Directive:
Pictures excluded, reproduce exactly the lines below from the one with "What matplotlib code" through the one with "s.set_visible(False)", both included.

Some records
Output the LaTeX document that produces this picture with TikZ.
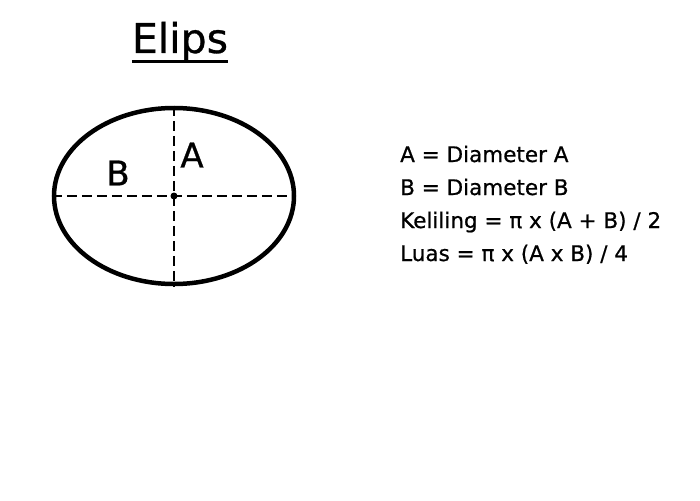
\documentclass[tikz,border=0pt]{standalone}
\usepackage{fontspec}
\setmainfont{DejaVu Sans}
\newfontfamily\tebal[FakeBold=0.7]{DejaVu Sans}
\usetikzlibrary{shapes.geometric, positioning}

\begin{document}
\begin{tikzpicture}[x=1pt, y=-1pt, >=stealth,
    sumbu/.style={dash pattern=on 10pt off 5pt, line width=2pt},
    huruf/.style={inner sep=0pt, font=\tebal\fontsize{34}{36}\selectfont},
    rumus/.style={anchor=base west, inner sep=0pt, font=\tebal\fontsize{21.5}{24}\selectfont}]
        \useasboundingbox (0,0) rectangle (700,500);
        \node [inner sep=0pt, anchor=base, font=\tebal\fontsize{41}{44}\selectfont] (judul) at (180,53) {Elips};
        \draw [line width=3pt] (judul.south west) -- (judul.south east);

        \node [ellipse, draw, line width=4.5pt, inner sep=0pt, minimum width=240pt, minimum height=176pt] (elips) at (174,196) {};
        \draw [sumbu] (elips.west) -- (elips.east);
        \draw [sumbu] (elips.north) -- (elips.south);
        \node [circle, fill, inner sep=0pt, minimum size=7pt] (pusat) at (elips.center) {};
        \node [huruf] (hurufB) at (118,173) {B};
        \node [huruf] (hurufA) at (192,155) {A};

        \node [rumus] (rumusA) at (400,162) {A = Diameter A};
        \node [rumus, below=33pt of rumusA.base west, anchor=base west] (rumusB) {B = Diameter B};
        \node [rumus, below=33pt of rumusB.base west, anchor=base west] (keliling) {Keliling = π x (A + B) / 2};
        \node [rumus, below=33pt of keliling.base west, anchor=base west] (luas) {Luas = π x (A x B) / 4};
    \end{tikzpicture}
\end{document}
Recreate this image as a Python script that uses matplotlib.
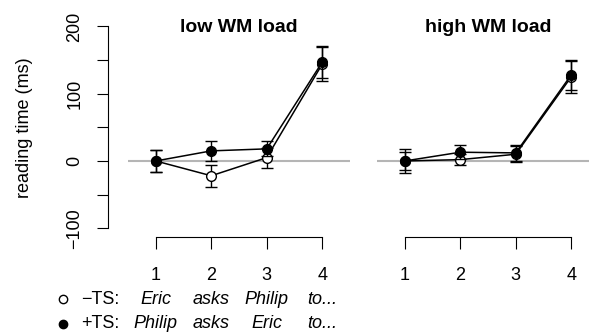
import matplotlib
matplotlib.use('Agg')
import matplotlib.pyplot as plt
import matplotlib.transforms as mtransforms
from matplotlib.lines import Line2D

plt.rcParams['font.family'] = ['Liberation Sans', 'DejaVu Sans']

positions = [1, 2, 3, 4]
panels = ['low WM load', 'high WM load']

# mean reading time (ms) and error bar half-widths
low_minus = [0, -22, 5, 144]
low_minus_err = [17, 16, 15, 25]
low_plus = [0, 15, 18, 147]
low_plus_err = [17, 15, 11, 24]

high_minus = [0, 2, 10, 125]
high_minus_err = [18, 8, 12, 24]
high_plus = [0, 13, 12, 128]
high_plus_err = [14, 10, 12, 22]

minus_words = ['Eric', 'asks', 'Philip', 'to...']
plus_words = ['Philip', 'asks', 'Eric', 'to...']

W, H = 589, 333
fig = plt.figure(figsize=(W / 100, H / 100), dpi=100)
ax1 = fig.add_axes([128 / W, 1 - 237 / H, 222 / W, 218 / H])
ax2 = fig.add_axes([377 / W, 1 - 237 / H, 222 / W, 218 / H])

data = [(low_minus, low_minus_err, low_plus, low_plus_err),
        (high_minus, high_minus_err, high_plus, high_plus_err)]

for ax, title, (m, me, p, pe) in zip([ax1, ax2], panels, data):
    ax.axhline(0, color='#b5b5b5', lw=1.5, zorder=0)
    ax.errorbar(positions, m, yerr=me, fmt='-o', color='black', mfc='white',
                mec='black', ms=7, lw=1.1, elinewidth=1.0, capsize=4.5,
                capthick=1.0, mew=1.0, zorder=2)
    ax.errorbar(positions, p, yerr=pe, fmt='-o', color='black', mfc='black',
                mec='black', ms=7, lw=1.1, elinewidth=1.0, capsize=4.5,
                capthick=1.0, mew=1.0, zorder=3)
    ax.set_xlim(0.5, 4.5)
    ax.set_ylim(-113, 211)
    ax.text(0.5, 1 - 8 / 218, title, transform=ax.transAxes, ha='center',
            va='center', fontsize=14, fontweight='bold')
    for s in ['top', 'right']:
        ax.spines[s].set_visible(False)
    ax.spines['bottom'].set_bounds(1, 4)
    ax.spines['bottom'].set_linewidth(0.8)
    ax.set_xticks(positions)
    ax.set_xticklabels([str(v) for v in positions])
    ax.tick_params(axis='x', length=8.6, width=0.8, pad=13, labelsize=13)
    ax.patch.set_visible(False)

ax1.spines['left'].set_position(('outward', 14.4))
ax1.spines['left'].set_bounds(-100, 200)
ax1.spines['left'].set_linewidth(0.8)
ax1.set_yticks([-100, 0, 100, 200])
ax1.set_yticklabels(['\u2212100', '0', '100', '200'], rotation=90, va='center')
ax1.set_yticks([-50, 50, 150], minor=True)
ax1.tick_params(axis='y', which='both', length=7.9, width=0.8, pad=10, labelsize=13)
ax1.set_ylabel('reading time (ms)', fontsize=13)
ax1.yaxis.set_label_coords(-0.43, 0.5)

ax2.spines['left'].set_visible(False)
ax2.set_yticks([])

# legend rows below the left panel
trans = mtransforms.blended_transform_factory(ax1.transData, fig.transFigure)
rows = [(1 - 299 / H, '\u2212TS:', minus_words, 'white'),
        (1 - 324 / H, '+TS:', plus_words, 'black')]
for y, lab, words, fc in rows:
    fig.add_artist(Line2D([63 / W], [y], marker='o', ms=6, mfc=fc, mec='black',
                          mew=1.0, transform=fig.transFigure))
    fig.text(81 / W, y, lab, ha='left', va='center', fontsize=13)
    for xpos, w in zip(positions, words):
        ax1.text(xpos, y, w, transform=trans, ha='center', va='center',
                 fontsize=13, style='italic')

fig.savefig('out.png', dpi=100)
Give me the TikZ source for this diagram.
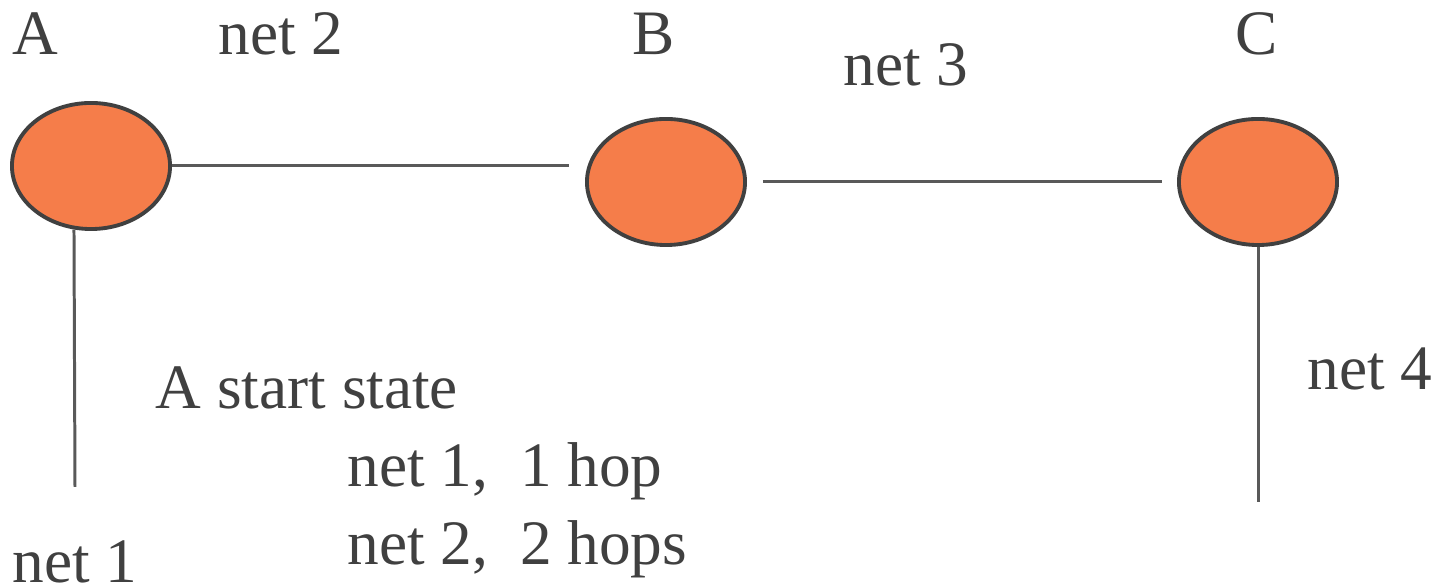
\documentclass[tikz,border=0pt]{standalone}
\usepackage{fontspec}
\setmainfont{Liberation Serif}
\usepackage{tikz}
\usetikzlibrary{shapes.geometric, positioning}

\definecolor{routerfill}{HTML}{F57D4A}
\definecolor{inkgray}{HTML}{404040}
\definecolor{wiregray}{HTML}{595959}

\tikzset{
  router/.style={ellipse, draw=inkgray, line width=1.1pt, fill=routerfill,
    minimum width=1.58cm, minimum height=1.26cm, inner sep=0pt},
  wire/.style={draw=wiregray, line width=0.85pt},
  lbl/.style={anchor=base west, inner sep=0pt, text=inkgray,
    font=\fontsize{18}{22}\selectfont}
}

\begin{document}
\begin{tikzpicture}[x=0.01cm, y=-0.01cm]
  \useasboundingbox (0,0) rectangle (1439,586);
  % routers
  \node[router] (A) at (91,166) {};
  \node[router] (B) at (666,182) {};
  \node[router] (C) at (1258,182) {};
  % router names
  \node[lbl] (nameA) at (12,55) {A};
  \node[lbl] (nameB) at (632,55) {B};
  \node[lbl] (nameC) at (1235,55) {C};
  % nets
  \coordinate (endA) at (75,487);
  \coordinate (endC) at (1258,502);
  \draw[wire, shorten >=4.5pt] (A.east) -- (A.east -| B.west);
  \draw[wire, shorten <=4.5pt, shorten >=4.3pt] (B.east) -- (C.west);
  \draw[wire] (A.255) -- (endA);
  \draw[wire] (C.south) -- (endC);
  \node[lbl] (net1) at (12,583) {net 1};
  \node[lbl] (net2) at (218,55) {net 2};
  \node[lbl] (net3) at (843,86) {net 3};
  \node[lbl] (net4) at (1307,390) {net 4};
  % start state of A
  \node[lbl] (start) at (155,409) {A start state};
  \node[lbl] (row1) at (347,487) {net 1,\ \ 1 hop};
  \node[lbl] (row2) at (347,565) {net 2,\ \ 2 hops};
\end{tikzpicture}
\end{document}
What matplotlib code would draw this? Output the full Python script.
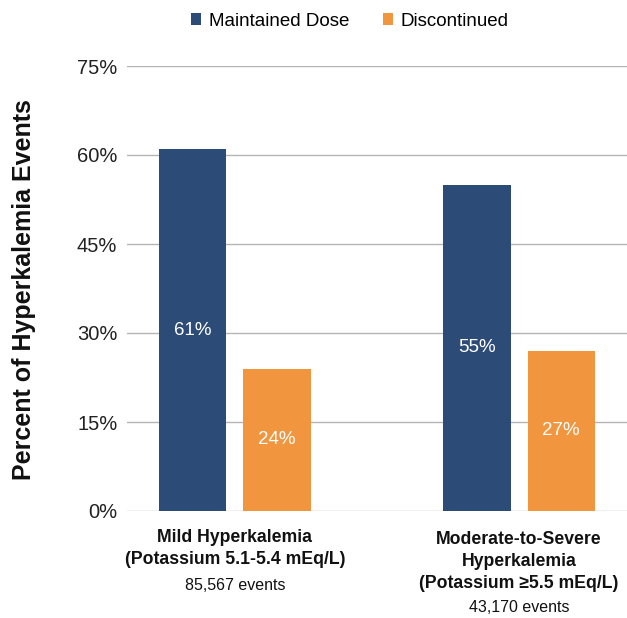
import matplotlib
matplotlib.use("Agg")
import matplotlib.pyplot as plt
from matplotlib.patches import Patch

plt.rcParams['font.family'] = ['Liberation Sans', 'DejaVu Sans']

series_names = ["Maintained Dose", "Discontinued"]
maintained = [61, 55]
discontinued = [24, 27]
cat_titles = [["Mild Hyperkalemia", "(Potassium 5.1-5.4 mEq/L)"],
              ["Moderate-to-Severe", "Hyperkalemia", "(Potassium \u22655.5 mEq/L)"]]
cat_events = ["85,567 events", "43,170 events"]
yticks = [0, 15, 30, 45, 60, 75]

navy = "#2c4b76"
orange = "#f1953f"

fig = plt.figure(figsize=(6.27, 6.18), dpi=100)
ax = fig.add_axes([127/627, 1-511/618, 500/627, (511-66)/618])

x = [0, 1]
w = 0.236
off = (w + 0.06) / 2
b1 = ax.bar([i - off for i in x], maintained, width=w, color=navy, zorder=3)
b2 = ax.bar([i + off for i in x], discontinued, width=w, color=orange, zorder=3)

for bars, vals in ((b1, maintained), (b2, discontinued)):
    for bar, v in zip(bars, vals):
        ax.text(bar.get_x() + bar.get_width()/2, v/2, f"{v}%", color="white",
                ha="center", va="center", fontsize=13.5)

ax.set_xlim(-0.38, 1.38)
ax.set_ylim(0, 75)
ax.set_yticks(yticks)
ax.set_yticklabels([f"{t}%" for t in yticks], fontsize=14.5, color="#222222")
ax.yaxis.grid(True, color="#b5b5b5", linewidth=1, zorder=0)
ax.set_xticks([])
ax.tick_params(axis='y', length=0, pad=7)
for s in ax.spines.values():
    s.set_visible(False)

fig.text(24/627, 1-290/618, "Percent of Hyperkalemia Events", rotation=90,
         fontsize=18, fontweight="bold", color="#111111", ha="center", va="center")

# category labels
trans = ax.get_xaxis_transform()
line_y = [[538, 560], [539, 561, 583]]
event_y = [586, 607]

def ax_y(ypix):
    return 1 - (ypix - 66) / 445

for i, (lines, ev) in enumerate(zip(cat_titles, cat_events)):
    for ln, yp in zip(lines, line_y[i]):
        ax.text(x[i], ax_y(yp), ln, transform=trans, ha="center",
                va="center", fontsize=12.7, fontweight="bold", color="#111111")
    ax.text(x[i], ax_y(event_y[i]), ev, transform=trans, ha="center",
            va="center", fontsize=11.5, color="#111111")

handles = [Patch(facecolor=navy), Patch(facecolor=orange)]
fig.legend(handles, series_names, loc="center", bbox_to_anchor=(350/627, 1-21/618),
           ncol=2, frameon=False, fontsize=13.5, handlelength=0.55, handleheight=0.55,
           handletextpad=0.4, columnspacing=1.8)

fig.savefig("out.png", dpi=100)
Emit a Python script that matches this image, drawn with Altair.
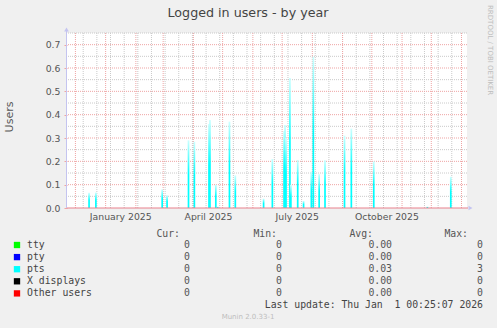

Completed exercise:
What matplotlib code would draw this? Output the full Python script.
import matplotlib
matplotlib.use("Agg")
import matplotlib.pyplot as plt
from matplotlib.patches import Patch

plt.rcParams['font.family'] = ['Liberation Sans', 'DejaVu Sans']

series_names = ["Maintained Dose", "Discontinued"]
maintained = [61, 55]
discontinued = [24, 27]
cat_titles = [["Mild Hyperkalemia", "(Potassium 5.1-5.4 mEq/L)"],
              ["Moderate-to-Severe", "Hyperkalemia", "(Potassium \u22655.5 mEq/L)"]]
cat_events = ["85,567 events", "43,170 events"]
yticks = [0, 15, 30, 45, 60, 75]

navy = "#2c4b76"
orange = "#f1953f"

fig = plt.figure(figsize=(6.27, 6.18), dpi=100)
ax = fig.add_axes([127/627, 1-511/618, 500/627, (511-66)/618])

x = [0, 1]
w = 0.236
off = (w + 0.06) / 2
b1 = ax.bar([i - off for i in x], maintained, width=w, color=navy, zorder=3)
b2 = ax.bar([i + off for i in x], discontinued, width=w, color=orange, zorder=3)

for bars, vals in ((b1, maintained), (b2, discontinued)):
    for bar, v in zip(bars, vals):
        ax.text(bar.get_x() + bar.get_width()/2, v/2, f"{v}%", color="white",
                ha="center", va="center", fontsize=13.5)

ax.set_xlim(-0.38, 1.38)
ax.set_ylim(0, 75)
ax.set_yticks(yticks)
ax.set_yticklabels([f"{t}%" for t in yticks], fontsize=14.5, color="#222222")
ax.yaxis.grid(True, color="#b5b5b5", linewidth=1, zorder=0)
ax.set_xticks([])
ax.tick_params(axis='y', length=0, pad=7)
for s in ax.spines.values():
    s.set_visible(False)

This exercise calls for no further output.